= Kunduru Nagarjuna Reddy =

Indian politician (born 1981)

Kunduru Nagarjuna Reddy (born 1981) is an Indian politician from Andhra Pradesh. He was an MLA of YSR Congress Party from Markapuram Assembly constituency in Prakasam district. He won the 2019 Andhra Pradesh Legislative Assembly election. He shifted to Giddalur constituency but lost the seat to TDP in the 2024 Assembly election.

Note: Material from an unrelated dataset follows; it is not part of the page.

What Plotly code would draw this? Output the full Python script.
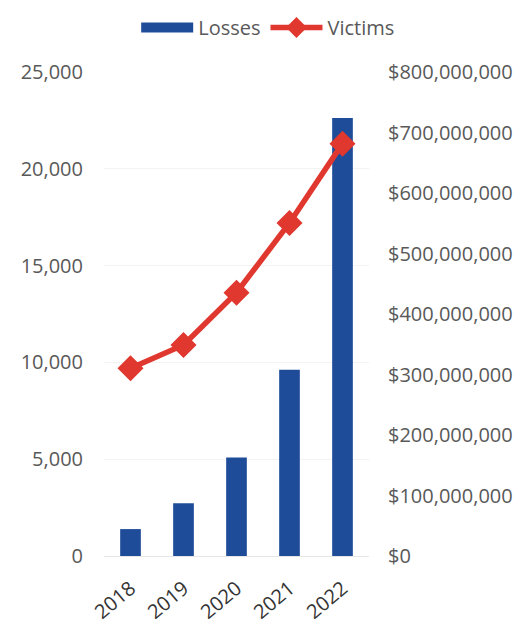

== Early life and education ==
Reddy was born in Pedda Konda Reddy village, Chennakesava Nagar, Markapuram. His father, Kunduru Peda Konda Reddy, a former four time MLA, also from Giddalur. He did his Master of Science from University of Houston, Texas, USA. He worked as a software engineer at Wincor Nixdorf in San Francisco, California from 2007 to 2010. Later, he returned to India and worked at Newton's Institute of Engineering in Macherla.

== Political career ==
Reddy became an MLA for the first time winning the 2019 Andhra Pradesh Legislative Assembly election representing YSR Congress Party from Markapuram Assembly constituency. He defeated Kandula Narayana Reddy of Telugu Desam Party by a margin of 18,667 votes. He shifted to the neighbouring Giddalur Assembly constituency for the 2024 election and polled 97,490 votes. But he lost the Giddalur seat to Muthumula Ashok Reddy by a margin of 973 votes.